DETROIT — Families of men incarcerated at Michigan’s Kinross Correctional Facility believed its remote location would spare it from a deadly COVID-19 outbreak. For a while, they seemed to be right.
Kinross, built on the grounds of a former Air Force base in the Upper Peninsula, is closer to Canada than it is to Detroit. Unlike most prisons in Michigan, Kinross had remained almost unscathed by the novel coronavirus with only one case between March and October.
But on Oct. 28, corrections officials transferred nine prisoners to Kinross from Marquette Branch Prison, several hours west, where COVID-19 was running rampant. There were 837 confirmed cases by late October, 350 of which were still active when the men were transferred.

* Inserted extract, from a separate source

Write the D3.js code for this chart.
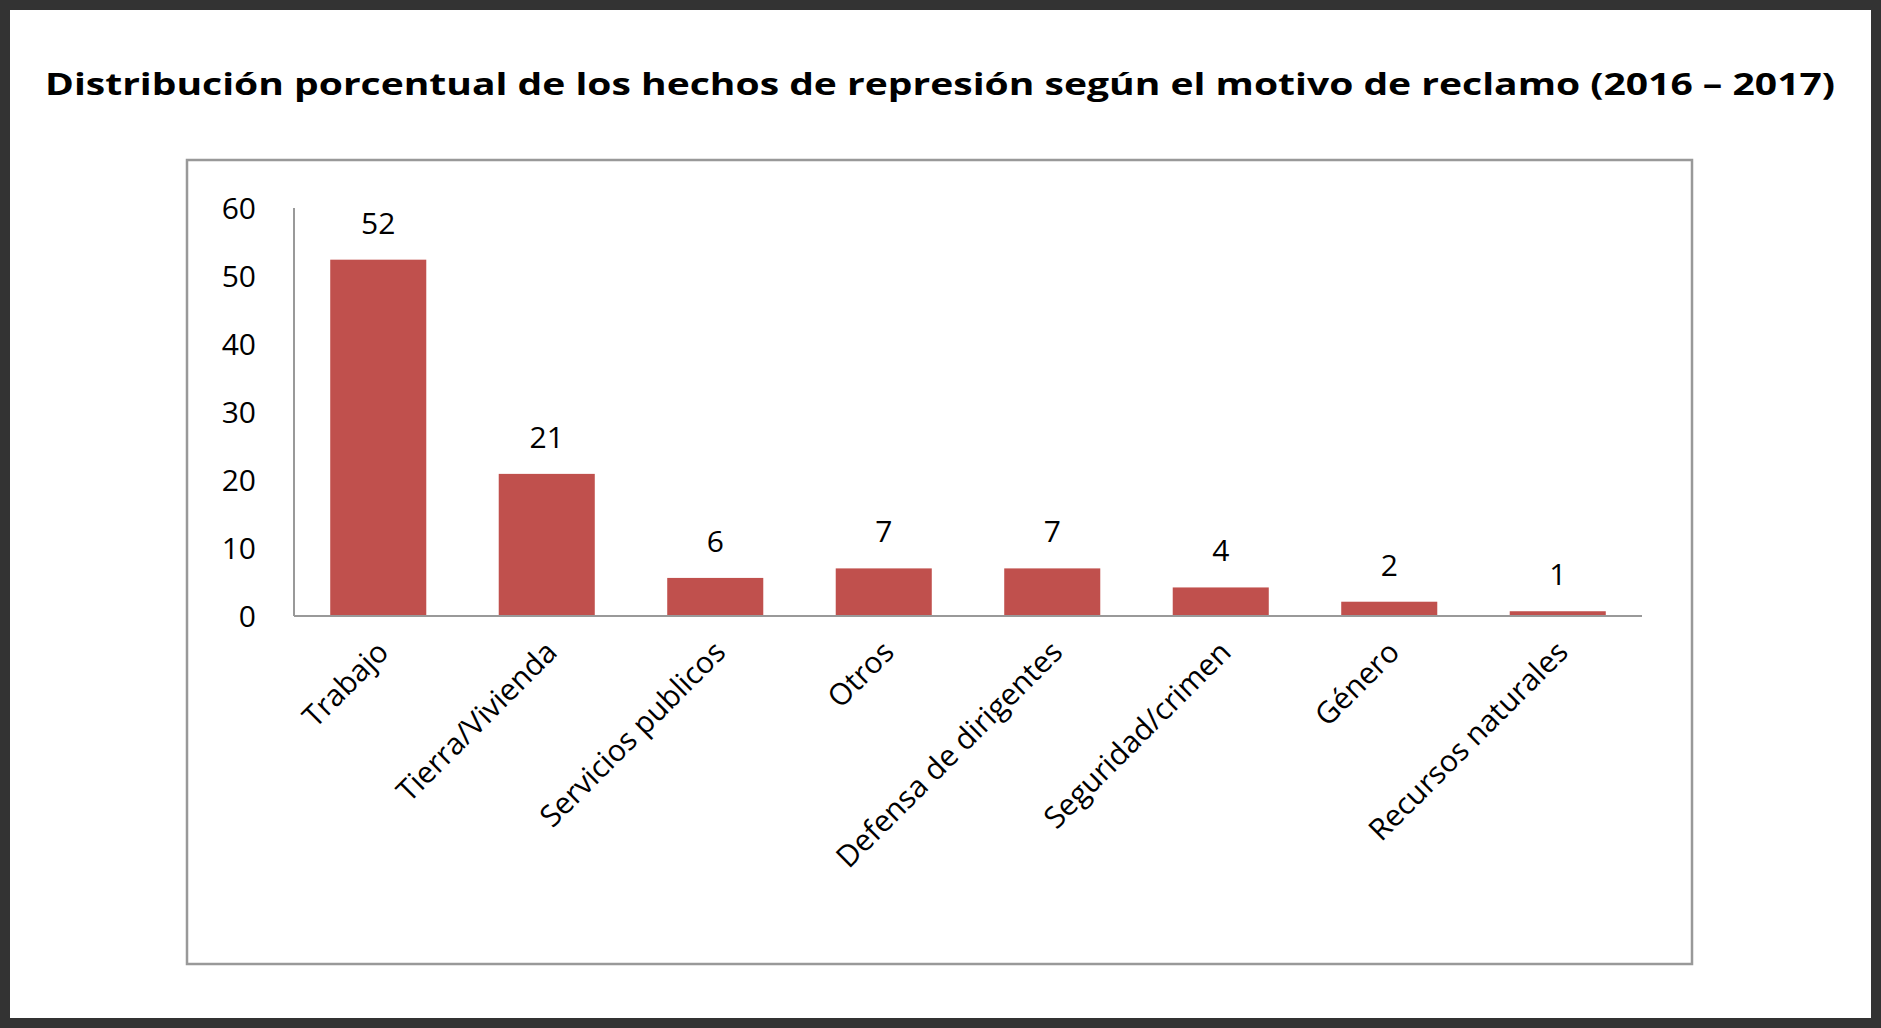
<!DOCTYPE html>
<html><head><meta charset="utf-8">
<script src="https://cdn.jsdelivr.net/npm/d3@7"></script>
<style>body{margin:0;background:#fff}svg{display:block}</style>
</head><body><svg id="c" width="1881" height="1028"></svg>
<script>
const categories=["Trabajo","Tierra/Vivienda","Servicios publicos","Otros","Defensa de dirigentes","Seguridad/crimen","Género","Recursos naturales"];
const values=[52.4,20.9,5.6,7.0,7.0,4.2,2.1,0.7];
const valueLabels=["52","21","6","7","7","4","2","1"];
const yTicks=[0,10,20,30,40,50,60];
const title="Distribución porcentual de los hechos de represión según el motivo de reclamo (2016 – 2017)";

const svg=d3.select("#c");
const F="'Open Sans', sans-serif";
svg.append("rect").attr("x",5).attr("y",5).attr("width",1871).attr("height",1018).attr("fill","#fff").attr("stroke","#333").attr("stroke-width",10);
svg.append("text").attr("x",940).attr("y",95).attr("text-anchor","middle").attr("font-family",F).attr("font-weight","bold").attr("font-size",31).attr("textLength",1790).attr("lengthAdjust","spacingAndGlyphs").text(title);
svg.append("rect").attr("x",187).attr("y",160).attr("width",1505).attr("height",804).attr("fill","none").attr("stroke","#999").attr("stroke-width",2.5);

const x=d3.scaleBand().domain(categories).range([294,1642]).paddingInner(0.43).paddingOuter(0.215);
const y=d3.scaleLinear().domain([0,60]).range([616,208]);
const g=svg.append("g");
g.append("line").attr("x1",294).attr("x2",294).attr("y1",y(60)).attr("y2",y(0)).attr("stroke","#999").attr("stroke-width",2);
g.selectAll(".yt").data(yTicks).join("text").attr("x",256).attr("y",d=>y(d)+11).attr("text-anchor","end").attr("font-family",F).attr("font-size",30).attr("fill","#000").text(d=>d);
g.selectAll(".bar").data(values).join("rect").attr("x",(d,i)=>x(categories[i])).attr("width",x.bandwidth()).attr("y",d=>y(d)).attr("height",d=>y(0)-y(d)).attr("fill","#C0504D");
g.append("line").attr("x1",294).attr("x2",1642).attr("y1",y(0)).attr("y2",y(0)).attr("stroke","#999").attr("stroke-width",2);
g.selectAll(".vl").data(values).join("text").attr("x",(d,i)=>x(categories[i])+x.bandwidth()/2).attr("y",d=>y(d)-26).attr("text-anchor","middle").attr("font-family",F).attr("font-size",30).text((d,i)=>valueLabels[i]);
g.selectAll(".xl").data(categories).join("text").attr("transform",d=>`translate(${x(d)+x.bandwidth()/2+12},${y(0)+38}) rotate(-45)`).attr("text-anchor","end").attr("font-family",F).attr("font-size",30).text(d=>d);
</script></body></html>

Roughly three weeks later, Kinross had its first major outbreak, corrections department data showed. Though agency officials say it’s not because of the transfers, more than 1,100 prisoners have now been infected, at least seven have died and more than 100 guards have fallen ill. The prisoners who came to Kinross had been transferred twice, sent first to Marquette after a riot where they were held, and then had tested positive for COVID-19 there before leaving for Kinross, officials said.
In prisons around the country, COVID-19 outbreaks have followed transfers of prisoners or prison workers. Nearly all of the 25 state prison systems and the federal Bureau of Prisons that responded to a survey conducted by The Marshall Project and The Associated Press said they had reduced or limited the number of prisoners they moved due to the pandemic. Eight states halted the practice except in special circumstances. The reductions were keeping in line with medical guidelines.
But most of those states lifted their restrictions by September and few prison systems heeded the earlier lessons as the pandemic worsened this winter, worrying families of prisoners and correctional officers who work in the prisons.